Skip the pictures and repeat each line of the data exactly.

* _Data_
** Begin **
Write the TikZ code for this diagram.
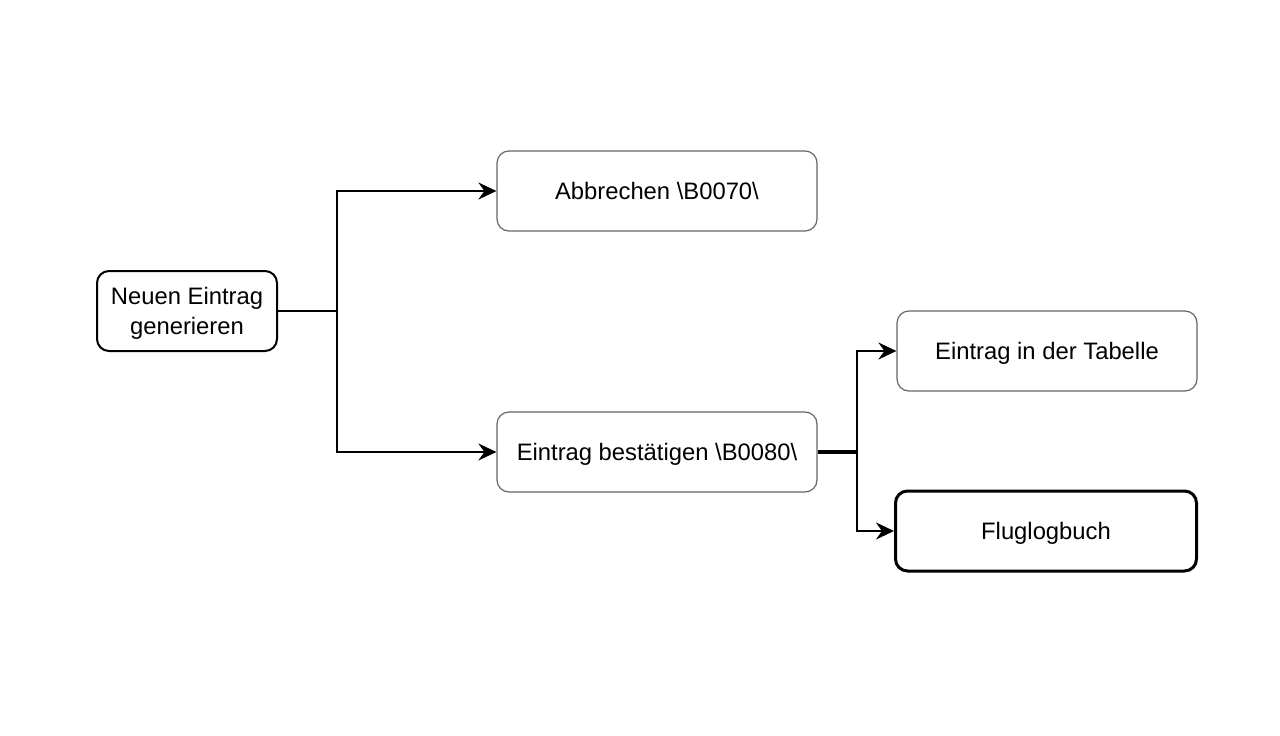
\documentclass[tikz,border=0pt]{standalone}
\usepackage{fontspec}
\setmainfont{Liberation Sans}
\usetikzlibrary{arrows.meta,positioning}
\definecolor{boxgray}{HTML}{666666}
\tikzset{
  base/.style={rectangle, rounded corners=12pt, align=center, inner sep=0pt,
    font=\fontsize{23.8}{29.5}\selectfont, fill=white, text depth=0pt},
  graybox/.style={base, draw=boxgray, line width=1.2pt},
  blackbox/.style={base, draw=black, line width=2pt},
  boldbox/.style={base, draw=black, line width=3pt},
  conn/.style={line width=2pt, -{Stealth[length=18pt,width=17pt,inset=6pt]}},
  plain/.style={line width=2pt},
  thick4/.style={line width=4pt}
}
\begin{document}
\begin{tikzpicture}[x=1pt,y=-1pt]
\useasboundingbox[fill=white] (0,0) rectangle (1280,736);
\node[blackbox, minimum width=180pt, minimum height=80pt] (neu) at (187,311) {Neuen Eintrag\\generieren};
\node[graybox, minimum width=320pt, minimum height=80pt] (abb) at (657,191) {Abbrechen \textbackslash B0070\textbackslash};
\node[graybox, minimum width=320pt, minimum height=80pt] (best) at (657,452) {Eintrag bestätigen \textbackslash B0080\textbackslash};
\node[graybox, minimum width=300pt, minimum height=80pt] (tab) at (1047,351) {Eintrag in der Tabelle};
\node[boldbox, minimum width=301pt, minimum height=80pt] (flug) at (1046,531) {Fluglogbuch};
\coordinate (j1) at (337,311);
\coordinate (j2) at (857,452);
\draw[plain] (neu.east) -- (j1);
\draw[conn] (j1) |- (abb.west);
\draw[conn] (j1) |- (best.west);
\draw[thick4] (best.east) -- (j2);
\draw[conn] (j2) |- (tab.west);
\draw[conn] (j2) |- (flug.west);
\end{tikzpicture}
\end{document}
** End **
* _Task result_
Write the TikZ code for this diagram.
\documentclass[tikz,border=0pt]{standalone}
\usepackage{fontspec}
\setmainfont{Liberation Sans}
\usetikzlibrary{arrows.meta,positioning}
\definecolor{boxgray}{HTML}{666666}
\tikzset{
  base/.style={rectangle, rounded corners=12pt, align=center, inner sep=0pt,
    font=\fontsize{23.8}{29.5}\selectfont, fill=white, text depth=0pt},
  graybox/.style={base, draw=boxgray, line width=1.2pt},
  blackbox/.style={base, draw=black, line width=2pt},
  boldbox/.style={base, draw=black, line width=3pt},
  conn/.style={line width=2pt, -{Stealth[length=18pt,width=17pt,inset=6pt]}},
  plain/.style={line width=2pt},
  thick4/.style={line width=4pt}
}
\begin{document}
\begin{tikzpicture}[x=1pt,y=-1pt]
\useasboundingbox[fill=white] (0,0) rectangle (1280,736);
\node[blackbox, minimum width=180pt, minimum height=80pt] (neu) at (187,311) {Neuen Eintrag\\generieren};
\node[graybox, minimum width=320pt, minimum height=80pt] (abb) at (657,191) {Abbrechen \textbackslash B0070\textbackslash};
\node[graybox, minimum width=320pt, minimum height=80pt] (best) at (657,452) {Eintrag bestätigen \textbackslash B0080\textbackslash};
\node[graybox, minimum width=300pt, minimum height=80pt] (tab) at (1047,351) {Eintrag in der Tabelle};
\node[boldbox, minimum width=301pt, minimum height=80pt] (flug) at (1046,531) {Fluglogbuch};
\coordinate (j1) at (337,311);
\coordinate (j2) at (857,452);
\draw[plain] (neu.east) -- (j1);
\draw[conn] (j1) |- (abb.west);
\draw[conn] (j1) |- (best.west);
\draw[thick4] (best.east) -- (j2);
\draw[conn] (j2) |- (tab.west);
\draw[conn] (j2) |- (flug.west);
\end{tikzpicture}
\end{document}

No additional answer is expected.